Were you a Armored Company Commander or a Cav Company Commander? I think you have an error in your write-up. Armored platoons are 4 tanks, Armored Companies are 14 tanks (including CO or XO). Armored Companies in WW II were about 17 vehicles (3 platoons of 5 tanks plus CDR and XO vehicle). In Cav, a Mechanized Scout platoon equipped with M3 Cavalry Fighting Vehicles include 6 M3s, and a Cav troop has two of those with two armored platoons and CDR and XO vehicle (22 tracks). Numbers are all minus any attachments like Bradley Linebacker, BFSV, etc.

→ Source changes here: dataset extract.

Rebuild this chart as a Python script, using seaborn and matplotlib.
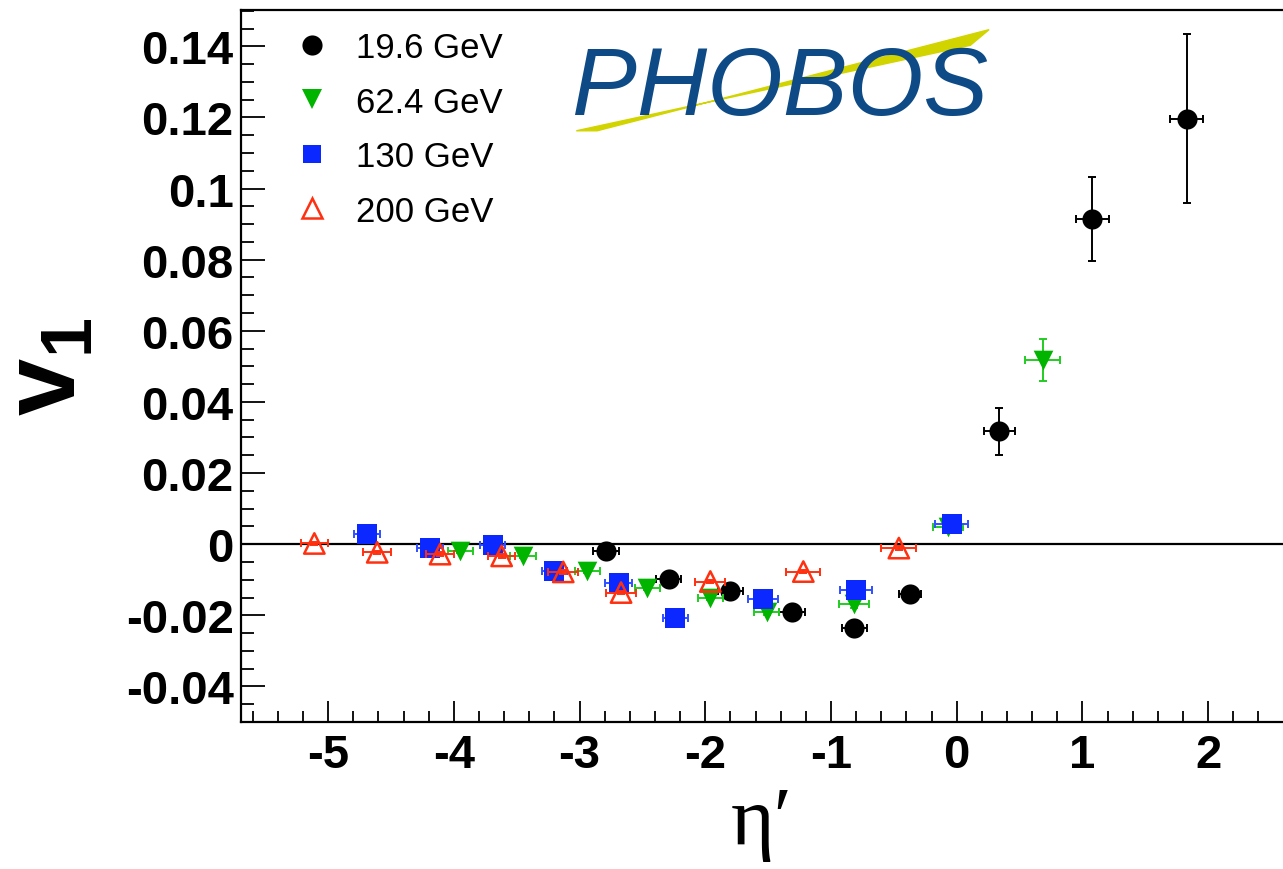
import numpy as np
import pandas as pd
import seaborn as sns
import matplotlib
matplotlib.use("Agg")
import matplotlib.pyplot as plt
from matplotlib.lines import Line2D
from matplotlib.patches import Polygon
from matplotlib.ticker import MultipleLocator, FuncFormatter

# ---------------- data ----------------
labels = ["19.6 GeV", "62.4 GeV", "130 GeV", "200 GeV"]

eta_196 = [-2.79, -2.29, -1.80, -1.31, -0.815, -0.37, 0.34, 1.08, 1.83]
v1_196 = [-0.0019, -0.0098, -0.0131, -0.0192, -0.0237, -0.0140, 0.0317, 0.0914, 0.1197]
ey_196 = [0.0008, 0.0008, 0.0008, 0.0008, 0.0008, 0.0010, 0.0065, 0.0118, 0.0237]
ex_196 = [0.10, 0.10, 0.10, 0.10, 0.10, 0.09, 0.12, 0.13, 0.13]

eta_624 = [-3.95, -3.45, -2.94, -2.46, -1.96, -1.51, -0.815, -0.07, 0.685]
v1_624 = [-0.0019, -0.0033, -0.0075, -0.0122, -0.0150, -0.0192, -0.0169, 0.0047, 0.0518]
ey_624 = [0.0006, 0.0006, 0.0006, 0.0006, 0.0008, 0.0008, 0.0010, 0.0010, 0.0058]
ex_624 = [0.10, 0.10, 0.10, 0.10, 0.10, 0.10, 0.12, 0.12, 0.14]

eta_130 = [-4.69, -4.19, -3.69, -3.20, -2.69, -2.24, -1.54, -0.80, -0.04]
v1_130 = [0.0028, -0.0012, -0.0003, -0.0075, -0.0110, -0.0209, -0.0154, -0.0128, 0.0056]
ey_130 = [0.0006, 0.0006, 0.0006, 0.0006, 0.0006, 0.0006, 0.0006, 0.0006, 0.0006]
ex_130 = [0.105, 0.10, 0.10, 0.10, 0.11, 0.10, 0.12, 0.13, 0.13]

eta_200 = [-5.11, -4.61, -4.11, -3.62, -3.13, -2.67, -1.96, -1.22, -0.46]
v1_200 = [0.0002, -0.0023, -0.0028, -0.0033, -0.0078, -0.0136, -0.0105, -0.0077, -0.0011]
ey_200 = [0.0005, 0.0005, 0.0005, 0.0005, 0.0005, 0.0005, 0.0005, 0.0005, 0.0005]
ex_200 = [0.105, 0.11, 0.11, 0.11, 0.12, 0.12, 0.12, 0.135, 0.14]

x_ticks = [-5, -4, -3, -2, -1, 0, 1, 2]
y_ticks = [-0.04, -0.02, 0.0, 0.02, 0.04, 0.06, 0.08, 0.10, 0.12, 0.14]

# ---------------- style ----------------
sns.set_theme(style="ticks")
plt.rcParams["font.family"] = ["Liberation Sans", "DejaVu Sans"]
plt.rcParams["axes.unicode_minus"] = False
plt.rcParams["mathtext.fontset"] = "custom"
plt.rcParams["mathtext.rm"] = "Liberation Sans"
plt.rcParams["mathtext.bf"] = "Liberation Sans:bold"
plt.rcParams["text.color"] = "black"
plt.rcParams["axes.labelcolor"] = "black"
plt.rcParams["xtick.color"] = "black"
plt.rcParams["ytick.color"] = "black"
plt.rcParams["xtick.labelcolor"] = "black"
plt.rcParams["ytick.labelcolor"] = "black"

BLACK = "#000000"
GREEN = "#00b400"
GREEN_E = "#22cc22"
BLUE = "#0a28ff"
BLUE_E = "#3050ff"
RED = "#ff3010"

fig = plt.figure(figsize=(12.83, 8.70), dpi=100)
ax = fig.add_axes([0.1876, 0.169, 0.8124, 0.8187])

ax.axhline(0, color="black", lw=1.6, zorder=1)

series = [
    (eta_196, v1_196, ex_196, ey_196, BLACK, BLACK, "o", 210),
    (eta_624, v1_624, ex_624, ey_624, GREEN, GREEN_E, "v", 200),
    (eta_130, v1_130, ex_130, ey_130, BLUE, BLUE_E, "s", 190),
    (eta_200, v1_200, ex_200, ey_200, RED, RED, "^", 215),
]

for i, (x, y, ex, ey, col, ecol, mk, s) in enumerate(series):
    ax.errorbar(x, y, xerr=ex, yerr=ey, fmt="none", ecolor=ecol,
                elinewidth=1.4, capsize=3, capthick=1.4, zorder=2 + i)
    df = pd.DataFrame({"eta": x, "v1": y})
    sns.scatterplot(data=df, x="eta", y="v1", marker=mk, s=s, color=col,
                    linewidth=0, ax=ax, legend=False, zorder=3 + i)
    if mk == "^":
        coll = ax.collections[-1]
        coll.set_facecolor("none")
        coll.set_edgecolor(RED)
        coll.set_linewidth(1.8)

ax.xaxis.set_minor_locator(MultipleLocator(0.2))
ax.yaxis.set_minor_locator(MultipleLocator(0.005))
ax.set_xticks(x_ticks)
ax.set_yticks(y_ticks)
ax.xaxis.set_major_formatter(FuncFormatter(lambda v, p: "%g" % round(v, 3)))
ax.yaxis.set_major_formatter(FuncFormatter(lambda v, p: "%g" % round(v, 3)))
ax.set_xlim(-5.696, 2.596)
ax.set_ylim(-0.05, 0.1503)

ax.tick_params(axis="both", which="both", direction="in", top=False, right=False,
               color="black", width=1.3, labelcolor="black")
ax.tick_params(axis="x", which="major", length=15, pad=8, labelsize=34)
ax.tick_params(axis="x", which="minor", length=8)
ax.tick_params(axis="y", which="major", length=17, pad=5, labelsize=34)
ax.tick_params(axis="y", which="minor", length=9.5)
for lab in ax.get_xticklabels() + ax.get_yticklabels():
    lab.set_fontweight("bold")

for side in ["left", "bottom", "top"]:
    ax.spines[side].set_linewidth(1.6)
    ax.spines[side].set_color("black")
ax.spines["right"].set_visible(False)

ax.set_xlabel("η′", fontsize=60, family=["Liberation Serif", "DejaVu Serif"],
              labelpad=6, color="black")
ax.set_ylabel(r"$\mathbf{v}_{\mathbf{1}}$", fontsize=74, labelpad=20, color="black")

# legend
handles = [
    Line2D([], [], ls="none", marker="o", ms=14.5, mfc=BLACK, mec=BLACK, mew=0),
    Line2D([], [], ls="none", marker="v", ms=14, mfc=GREEN, mec=GREEN, mew=0),
    Line2D([], [], ls="none", marker="s", ms=13.5, mfc=BLUE, mec=BLUE, mew=0),
    Line2D([], [], ls="none", marker="^", ms=14, mfc="none", mec=RED, mew=1.8),
]
leg = ax.legend(handles, labels, loc="upper left", bbox_to_anchor=(0.052, 0.97),
                frameon=False, fontsize=25, handlelength=1.0, handletextpad=0.76,
                labelspacing=0.62, borderpad=0, borderaxespad=0)
for t in leg.get_texts():
    t.set_color("black")

# logo (approximation of the PHOBOS logo)
band = Polygon([(0.322, 0.830), (0.342, 0.830), (0.718, 0.972), (0.700, 0.950)],
               closed=True, transform=ax.transAxes, color="#d2d400", zorder=5)
ax.add_patch(band)
ax.text(0.517, 0.888, "PHOBOS", transform=ax.transAxes, ha="center", va="center",
        fontsize=70, color="#0d4a86", zorder=6, fontstyle="italic")

fig.savefig("out.png", dpi=100)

Did you use your tank plows to do hasty digging? Usually it is for mobility operations, to cut a path through a minefield. I have only seen tanks go into prepared fighting positions usually requiring D7 dozer support or ACEs. I don't think M4's had dozer attachments designed for digging in WW II (though I am not an expert on U.S. Tanks in WW II. That would make the job for tankers to dig in during our grandfather's day.
Mike
Yes, several mistatements, thanks for your clarifications. I meant tank company, and not platoon.
In my day, 1975-1986, the TO&E for Army Reserve Tank Companies was 17 tanks, in three 5-tank platoons, plus the XO and the CO tanks. WWII and Korean War tank companies were similarly organized, as you mention, but no blades on the XO's M-4s or M-26s as far as I can tell. Those guys would have picked the best terrain-fold features that they could find for enfilade positions. I doubt if much more than some camouflage foliage was tossed around to obscure the vehicle profile and maybe a few sand bags, or convenient logs were placed -- given the momentum of operations in late-WWII operations. No time for building fancy revetments.
Yes, served as an Armored Company XO, and CO as an Army Reservist.
Now it is indeed, 4-tanks to the platoon and 14 tanks in an armored company. I was pleasantly surprised as an IRR replacement during Desert Storm, to see how much things had changed in Active Duty Armor outfits with M-1A1s and ADEs . . . and mountains of sand in Saudi.